C’est Georges Steiner, essayiste, qui esquisse la suite : « Il est concevable que la solution dans les grandes crises économiques soit une solution à la chinoise, technocratique. Que nous évoluions vers un despotisme libéral. Ce n’est pas un oxymore. Il reviendra peutêtre à des despotismes technologiques d’affronter les grandes crises qui dépassent les systèmes libéraux traditionnels. »

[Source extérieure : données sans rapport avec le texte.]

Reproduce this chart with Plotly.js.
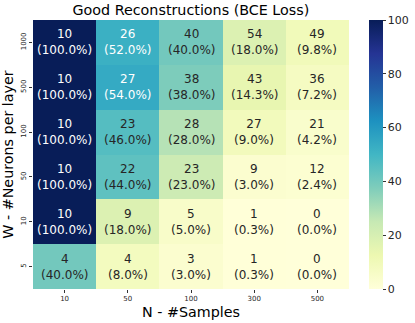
<!DOCTYPE html>
<html>
<head>
<meta charset="utf-8">
<script src="https://cdn.plot.ly/plotly-3.0.1.min.js"></script>
<style>
  html, body { margin: 0; padding: 0; background: #fff; }
  #chart { width: 415px; height: 323px; }
</style>
</head>
<body>
<div id="chart"></div>
<script>
// columns: N - #Samples, rows: W - #Neurons per layer (top to bottom)
const samples = ['10', '50', '100', '300', '500'];
const neurons = ['1000', '500', '100', '50', '10', '5'];

const counts = [
    [10, 26, 40, 54, 49],
    [10, 27, 38, 43, 36],
    [10, 23, 28, 27, 21],
    [10, 22, 23, 9, 12],
    [10, 9, 5, 1, 0],
    [4, 4, 3, 1, 0]
];

const percents = [
    [100.0, 52.0, 40.0, 18.0, 9.8],
    [100.0, 54.0, 38.0, 14.3, 7.2],
    [100.0, 46.0, 28.0, 9.0, 4.2],
    [100.0, 44.0, 23.0, 3.0, 2.4],
    [100.0, 18.0, 5.0, 0.3, 0.0],
    [40.0, 8.0, 3.0, 0.3, 0.0]
];

// matplotlib YlGnBu
const ylgnbu = [
    [0.0, '#ffffd9'], [0.125, '#edf8b1'], [0.25, '#c7e9b4'],
    [0.375, '#7fcdbb'], [0.5, '#41b6c4'], [0.625, '#1d91c0'],
    [0.75, '#225ea8'], [0.875, '#253494'], [1.0, '#081d58']
];

const font = '"DejaVu Sans", sans-serif';

// cells sit on integer positions; tick labels come from the arrays above
const xIdx = samples.map((s, j) => j);
const yIdx = neurons.map((s, i) => i);

const annotations = [];
neurons.forEach((w, i) => {
    samples.forEach((n, j) => {
        const p = percents[i][j];
        annotations.push({
            x: j, y: i, xref: 'x', yref: 'y',
            text: counts[i][j] + '<br>(' + p.toFixed(1) + '%)',
            showarrow: false,
            font: { family: font, size: 12, color: p > 50 ? '#ffffff' : '#262626' }
        });
    });
});

const trace = {
    type: 'heatmap',
    x: xIdx,
    y: yIdx,
    z: percents,
    zmin: 0,
    zmax: 100,
    colorscale: ylgnbu,
    hoverinfo: 'skip',
    colorbar: {
        x: 1.063, xanchor: 'left', xpad: 0,
        y: 0, yanchor: 'bottom', len: 1, ypad: 0,
        thickness: 14,
        outlinewidth: 0,
        ticks: 'outside', ticklen: 3, tickcolor: '#333',
        tickvals: [0, 20, 40, 60, 80, 100],
        tickfont: { family: font, size: 11, color: '#262626' }
    }
};

const layout = {
    width: 415,
    height: 323,
    margin: { l: 33, r: 66, t: 20, b: 34, autoexpand: false },
    paper_bgcolor: '#fff',
    plot_bgcolor: '#fff',
    title: {
        text: 'Good Reconstructions (BCE Loss)',
        font: { family: font, size: 14.3, color: '#000' },
        x: 0.46, xanchor: 'center', y: 0.985, yanchor: 'top'
    },
    xaxis: {
        range: [-0.5, samples.length - 0.5],
        tickvals: xIdx, ticktext: samples,
        title: { text: 'N - #Samples', font: { family: font, size: 14.3, color: '#000' }, standoff: 4 },
        ticks: 'outside', ticklen: 3, tickcolor: '#333',
        tickfont: { family: font, size: 7, color: '#262626' },
        showgrid: false, zeroline: false, showline: false
    },
    yaxis: {
        range: [neurons.length - 0.5, -0.5],
        tickvals: yIdx, ticktext: neurons,
        title: { text: 'W - #Neurons per layer', font: { family: font, size: 14.3, color: '#000' }, standoff: 3 },
        ticks: 'outside', ticklen: 3, tickcolor: '#333',
        tickangle: -90,
        tickfont: { family: font, size: 7, color: '#262626' },
        showgrid: false, zeroline: false, showline: false
    },
    annotations: annotations
};

Plotly.newPlot('chart', [trace], layout, { displayModeBar: false, staticPlot: true });
</script>
</body>
</html>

Voilà le climat du moment.
Voilà la tradition dont Emmanuel Macron est l’héritier, lorsqu’il s’en prend à « Jojo avec un gilet jaune » qui, durant un hiver sur les ronds points, « a le même statut qu’un ministre ou un député ! » Lorsqu’il déplore, dernièrement, « l’écrasement des hiérarchies », une « société qui s’horizontalise », une « crise de l’autorité » – il recycle Huntington sans le savoir. Lorsque, comme un réflexe, il applique à la crise sanitaire le « libéralisme autoritaire », mettant la démocratie de côté. Lorsqu’il se montre fort avec les citoyens : confinement, couvre-feu, amendes, interdits, « nous sommes en guerre », mais si faible avec l’économie : « libre » elle, libre de ses dividendes, libre de ses bénéfices, et pour les vaccins, ni réquisition ni licence d’office.

C’est la force d’une idéologie : à force d’être répétée, elle se respire avec l’air du temps. Elle s’applique comme Monsieur Jourdain fait de la prose, sans le savoir. Et notre Monsieur Jourdain de l’Élysée l’applique avec force, cette politique libérale-autoritaire.